── Provided data

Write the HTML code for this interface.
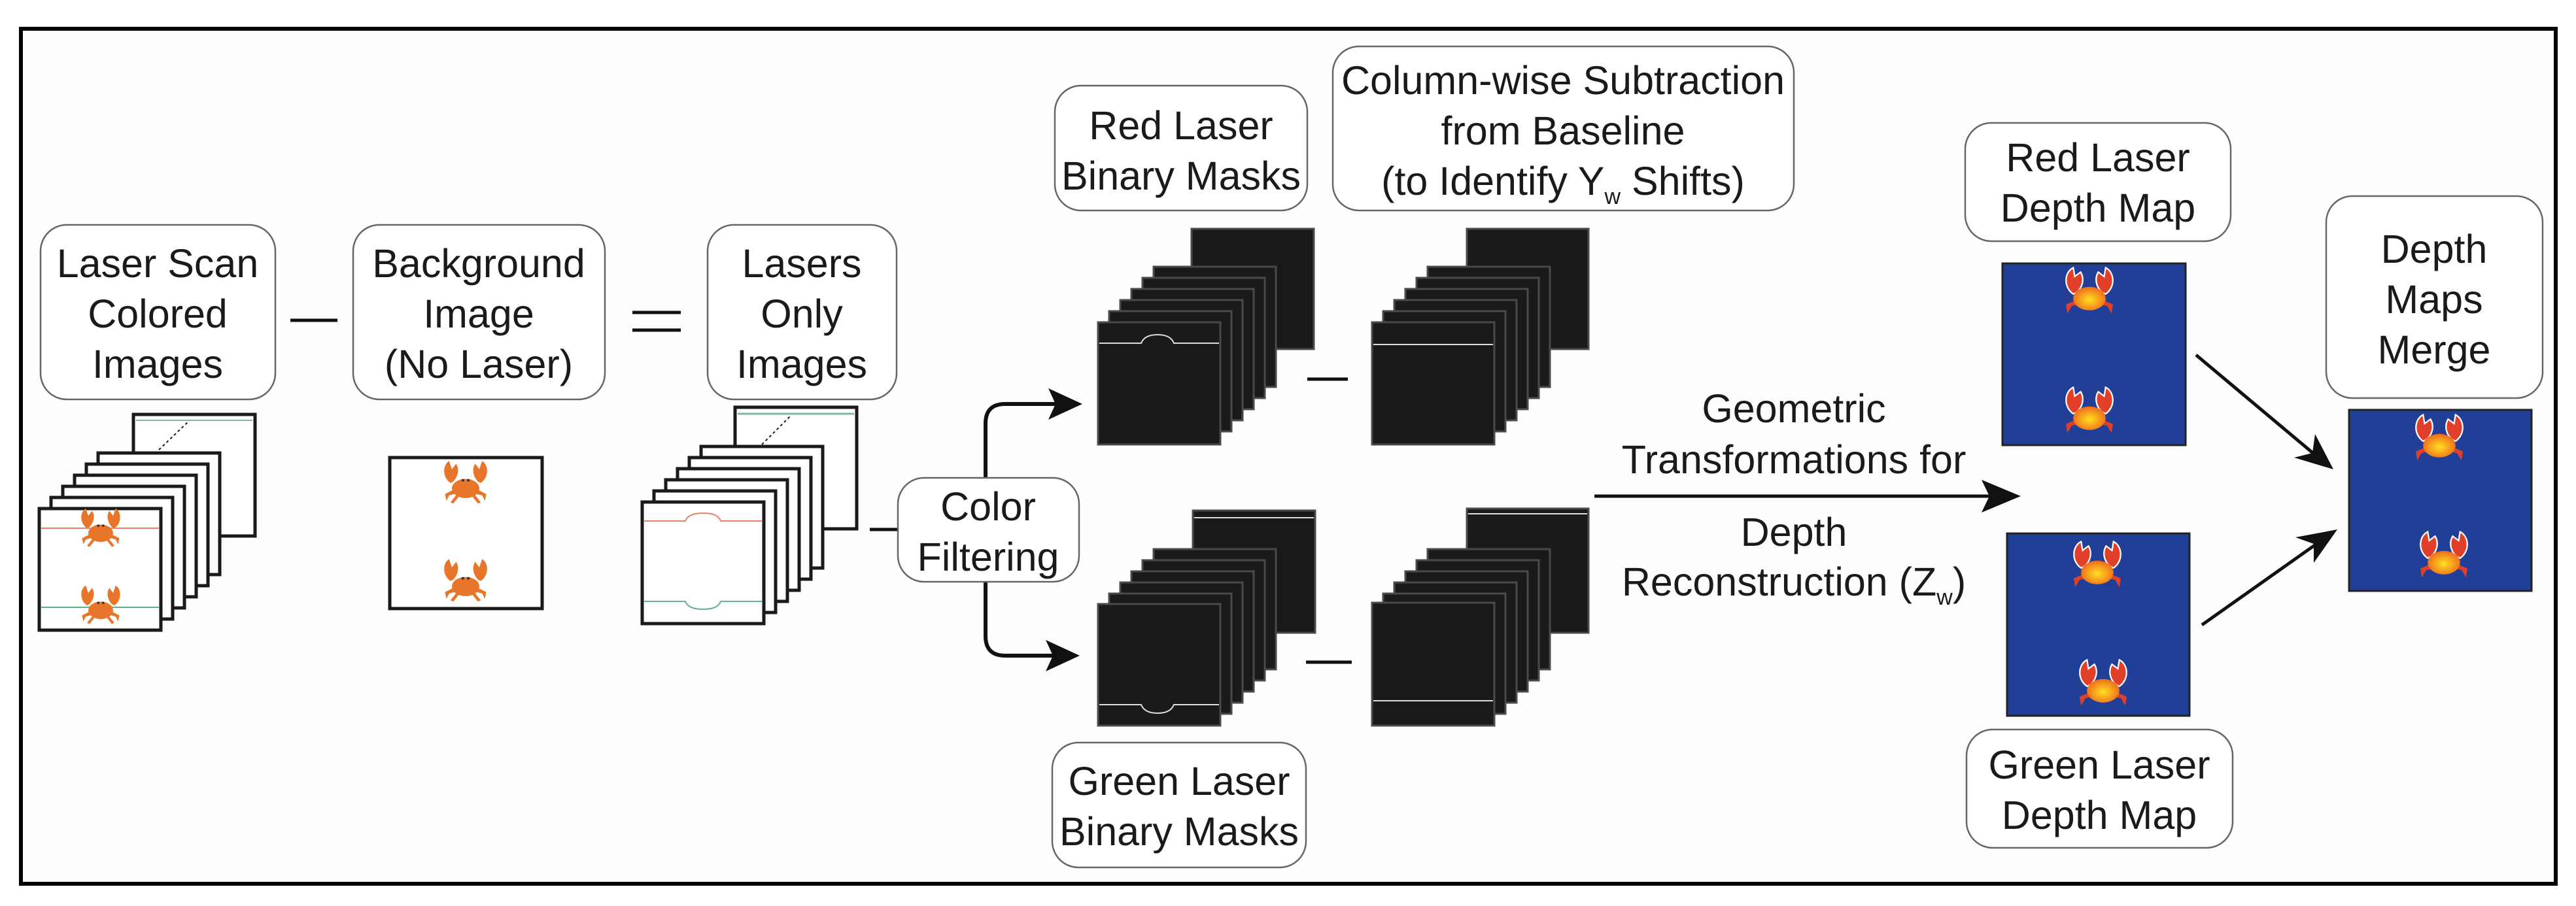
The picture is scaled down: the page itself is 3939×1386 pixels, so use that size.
<!DOCTYPE html>
<html><head><meta charset="utf-8"><style>
html,body{margin:0;padding:0;background:#fff}
svg{display:block}
text{font-family:"Liberation Sans",sans-serif;font-size:61px;fill:#1a1a1a;text-anchor:middle}
</style></head><body>
<svg width="3939" height="1386" viewBox="0 0 3939 1386" xmlns="http://www.w3.org/2000/svg">
<defs>
<radialGradient id="cg" cx="50%" cy="55%" r="55%"><stop offset="0" stop-color="#ffe020"/><stop offset="1" stop-color="#ee6a1c"/></radialGradient>
<symbol id="crab" viewBox="-40 -40 80 80" overflow="visible">
 <g fill="#e8762a">
  <ellipse cx="0" cy="6" rx="20" ry="14"/>
  <path d="M-22,-2 C-34,-10 -34,-28 -24,-34 L-20,-22 L-14,-30 C-8,-22 -12,-10 -18,-4 Z"/>
  <path d="M22,-2 C34,-10 34,-28 24,-34 L20,-22 L14,-30 C8,-22 12,-10 18,-4 Z"/>
  <path d="M-18,8 L-30,14 L-28,24 L-24,16 L-16,14 Z M18,8 L30,14 L28,24 L24,16 L16,14 Z M-14,16 L-22,26 L-18,28 L-10,18 Z M14,16 L22,26 L18,28 L10,18 Z"/>
 </g>
 <circle cx="-4" cy="-6" r="2" fill="#333"/><circle cx="4" cy="-6" r="2" fill="#333"/>
</symbol>
<symbol id="dcrab" viewBox="-40 -40 80 80" overflow="visible">
 <g fill="#e0402a" stroke="#fff" stroke-width="2">
  <path d="M-22,0 C-36,-10 -34,-30 -22,-36 L-20,-24 L-12,-30 C-6,-20 -10,-8 -18,-2 Z"/>
  <path d="M22,0 C36,-10 34,-30 22,-36 L20,-24 L12,-30 C6,-20 10,-8 18,-2 Z"/>
  <path d="M-18,8 L-32,14 L-30,26 L-24,16 L-14,14 Z M18,8 L32,14 L30,26 L24,16 L14,14 Z" stroke="none"/>
 </g>
 <ellipse cx="0" cy="6" rx="22" ry="16" fill="url(#cg)"/>
</symbol>
</defs>
<rect x="0" y="0" width="3939" height="1386" fill="#fff"/>
<rect x="32" y="44" width="3876" height="1308" fill="#fdfdfd" stroke="#000" stroke-width="6"/>

<g fill="#fff" stroke="#666" stroke-width="2.5">
 <rect x="62" y="344" width="359" height="267" rx="40"/>
 <rect x="540" y="344" width="385" height="267" rx="40"/>
 <rect x="1082" y="344" width="289" height="267" rx="40"/>
 <rect x="1613" y="131" width="386" height="191" rx="40"/>
 <rect x="2038" y="71" width="705" height="251" rx="40"/>
 <rect x="1609" y="1136" width="388" height="191" rx="40"/>
 <rect x="3005" y="188" width="406" height="181" rx="40"/>
 <rect x="3007" y="1116" width="407" height="181" rx="40"/>
 <rect x="3557" y="300" width="331" height="309" rx="40"/>
</g>

<text x="241" y="424">Laser Scan</text><text x="241" y="501">Colored</text><text x="241" y="578">Images</text>
<text x="732" y="424">Background</text><text x="732" y="501">Image</text><text x="732" y="578">(No Laser)</text>
<text x="1226" y="424">Lasers</text><text x="1226" y="501">Only</text><text x="1226" y="578">Images</text>
<text x="1806" y="213">Red Laser</text><text x="1806" y="290">Binary Masks</text>
<text x="2390" y="144">Column-wise Subtraction</text><text x="2390" y="221">from Baseline</text>
<text x="2390" y="298">(to Identify Y<tspan font-size="34" dy="14">w</tspan><tspan dy="-14"> Shifts)</tspan></text>
<text x="1803" y="1216">Green Laser</text><text x="1803" y="1293">Binary Masks</text>
<text x="3208" y="262">Red Laser</text><text x="3208" y="339">Depth Map</text>
<text x="3210" y="1191">Green Laser</text><text x="3210" y="1268">Depth Map</text>
<text x="3722" y="402">Depth</text><text x="3722" y="479">Maps</text><text x="3722" y="556">Merge</text>
<text x="2743" y="646">Geometric</text><text x="2743" y="724">Transformations for</text>
<text x="2743" y="835">Depth</text><text x="2743" y="911">Reconstruction (Z<tspan font-size="34" dy="14">w</tspan><tspan dy="-14">)</tspan></text>

<g stroke="#111" stroke-width="5">
 <line x1="444" y1="490" x2="516" y2="490"/>
 <line x1="967" y1="478" x2="1041" y2="478"/><line x1="967" y1="505" x2="1041" y2="505"/>
 <line x1="1330" y1="810" x2="1375" y2="810"/>
 <line x1="1999" y1="580" x2="2061" y2="580"/>
 <line x1="1997" y1="1013" x2="2067" y2="1013"/>
</g>

<!-- left stack -->
<g fill="#fff" stroke="#1a1a1a" stroke-width="5">
 <rect x="204" y="634" width="186" height="186"/>
 <line x1="243" y1="688" x2="290" y2="643" stroke-dasharray="4 4" stroke-width="2"/>
 <line x1="208" y1="643" x2="386" y2="643" stroke="#7fb89a" stroke-width="2"/>
 <rect x="150" y="693" width="186" height="186"/>
 <rect x="132" y="710" width="186" height="186"/>
 <rect x="114" y="727" width="186" height="186"/>
 <rect x="96" y="744" width="186" height="186"/>
 <rect x="78" y="761" width="186" height="186"/>
 <rect x="60" y="778" width="186" height="186"/>
</g>
<line x1="63" y1="808" x2="243" y2="808" stroke="#e8806a" stroke-width="2"/>
<line x1="63" y1="929" x2="243" y2="929" stroke="#5fb38a" stroke-width="2"/>
<use href="#crab" x="116" y="772" width="76" height="76"/>
<use href="#crab" x="116" y="890" width="76" height="76"/>

<!-- background -->
<rect x="596" y="700" width="233" height="231" fill="#fff" stroke="#1a1a1a" stroke-width="5"/>
<use href="#crab" x="670" y="699" width="84" height="84"/>
<use href="#crab" x="670" y="849" width="84" height="84"/>

<!-- lasers only stack -->
<g fill="#fff" stroke="#1a1a1a" stroke-width="5">
 <rect x="1124" y="623" width="186" height="186"/>
 <line x1="1165" y1="680" x2="1210" y2="635" stroke-dasharray="4 4" stroke-width="2"/>
 <line x1="1128" y1="633" x2="1306" y2="633" stroke="#7fb89a" stroke-width="3"/>
 <rect x="1072" y="683" width="186" height="186"/>
 <rect x="1054" y="700" width="186" height="186"/>
 <rect x="1036" y="717" width="186" height="186"/>
 <rect x="1018" y="734" width="186" height="186"/>
 <rect x="1000" y="751" width="186" height="186"/>
 <rect x="982" y="768" width="186" height="186"/>
</g>
<path d="M985,797 H1048 Q1052,785 1075,785 Q1098,785 1102,797 H1165" fill="none" stroke="#e8806a" stroke-width="2"/>
<path d="M985,920 H1048 Q1052,932 1075,932 Q1098,932 1102,920 H1165" fill="none" stroke="#5fb38a" stroke-width="2"/>

<!-- mask stacks -->
<g fill="#1a1a1a" stroke="#4a4a4a" stroke-width="3">
 <rect x="1822" y="350" width="187" height="184"/>
 <rect x="1764" y="408" width="187" height="184"/>
 <rect x="1747" y="425" width="187" height="184"/>
 <rect x="1730" y="442" width="187" height="184"/>
 <rect x="1713" y="459" width="187" height="184"/>
 <rect x="1696" y="476" width="187" height="184"/>
 <rect x="1679" y="493" width="187" height="187"/>
</g>
<path d="M1681,525 H1745 Q1750,512 1770,512 Q1790,512 1795,525 H1864" fill="none" stroke="#ddd" stroke-width="2"/>
<g fill="#1a1a1a" stroke="#4a4a4a" stroke-width="3">
 <rect x="2243" y="350" width="186" height="184"/>
 <rect x="2183" y="408" width="187" height="184"/>
 <rect x="2166" y="425" width="187" height="184"/>
 <rect x="2149" y="442" width="187" height="184"/>
 <rect x="2132" y="459" width="187" height="184"/>
 <rect x="2115" y="476" width="187" height="184"/>
 <rect x="2098" y="493" width="187" height="187"/>
</g>
<line x1="2100" y1="527" x2="2283" y2="527" stroke="#ddd" stroke-width="2"/>
<g fill="#1a1a1a" stroke="#4a4a4a" stroke-width="3">
 <rect x="1824" y="781" width="187" height="187"/>
 <rect x="1764" y="840" width="187" height="184"/>
 <rect x="1747" y="857" width="187" height="184"/>
 <rect x="1730" y="874" width="187" height="184"/>
 <rect x="1713" y="891" width="187" height="184"/>
 <rect x="1696" y="908" width="187" height="184"/>
 <rect x="1679" y="924" width="187" height="186"/>
</g>
<line x1="1826" y1="792" x2="2009" y2="792" stroke="#ddd" stroke-width="2"/>
<path d="M1681,1078 H1745 Q1750,1091 1770,1091 Q1790,1091 1795,1078 H1864" fill="none" stroke="#ddd" stroke-width="2"/>
<g fill="#1a1a1a" stroke="#4a4a4a" stroke-width="3">
 <rect x="2243" y="778" width="186" height="190"/>
 <rect x="2183" y="840" width="187" height="184"/>
 <rect x="2166" y="857" width="187" height="184"/>
 <rect x="2149" y="874" width="187" height="184"/>
 <rect x="2132" y="891" width="187" height="184"/>
 <rect x="2115" y="908" width="187" height="184"/>
 <rect x="2098" y="922" width="187" height="188"/>
</g>
<line x1="2245" y1="786" x2="2427" y2="786" stroke="#ddd" stroke-width="2"/>
<line x1="2100" y1="1072" x2="2283" y2="1072" stroke="#ddd" stroke-width="2"/>

<!-- color filter arrows -->
<path d="M1620,618 H1537 Q1507,618 1507,648 V973 Q1507,1003 1537,1003 H1615" fill="none" stroke="#111" stroke-width="6"/>
<rect x="1373" y="731" width="277" height="159" rx="40" fill="#fff" stroke="#666" stroke-width="2.5"/>
<text x="1511" y="796">Color</text><text x="1511" y="873">Filtering</text>
<path d="M1655,618 L1603,594 L1614,618 L1603,642 Z" fill="#111"/>
<path d="M1651,1003 L1599,979 L1610,1003 L1599,1027 Z" fill="#111"/>

<!-- geometric arrow -->
<line x1="2438" y1="759" x2="3055" y2="759" stroke="#111" stroke-width="5"/>
<path d="M3090,759 L3030,734 L3042,759 L3030,784 Z" fill="#111"/>

<!-- depth maps -->
<g fill="#213f97" stroke="#222" stroke-width="3">
 <rect x="3062" y="403" width="280" height="278"/>
 <rect x="3069" y="816" width="279" height="279"/>
 <rect x="3592" y="627" width="279" height="277"/>
</g>
<use href="#dcrab" x="3150" y="405" width="90" height="90"/>
<use href="#dcrab" x="3150" y="588" width="90" height="90"/>
<use href="#dcrab" x="3162" y="824" width="90" height="90"/>
<use href="#dcrab" x="3171" y="1005" width="90" height="90"/>
<use href="#dcrab" x="3685" y="630" width="90" height="90"/>
<use href="#dcrab" x="3692" y="809" width="90" height="90"/>

<!-- merge arrows -->
<line x1="3358" y1="543" x2="3545" y2="700" stroke="#111" stroke-width="5"/>
<path d="M3568,718 L3508,700 L3536,693 L3540,664 Z" fill="#111"/>
<line x1="3367" y1="956" x2="3548" y2="828" stroke="#111" stroke-width="5"/>
<path d="M3574,810 L3538,861 L3538,832 L3510,822 Z" fill="#111"/>
</svg>
</body></html>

────

Exercise objective:
Write down every line of the data above that includes the string "size".

Task solution:
The picture is scaled down: the page itself is 3939×1386 pixels, so use that size.
text{font-family:"Liberation Sans",sans-serif;font-size:61px;fill:#1a1a1a;text-anchor:middle}
<text x="2390" y="298">(to Identify Y<tspan font-size="34" dy="14">w</tspan><tspan dy="-14"> Shifts)</tspan></text>
<text x="2743" y="835">Depth</text><text x="2743" y="911">Reconstruction (Z<tspan font-size="34" dy="14">w</tspan><tspan dy="-14">)</tspan></text>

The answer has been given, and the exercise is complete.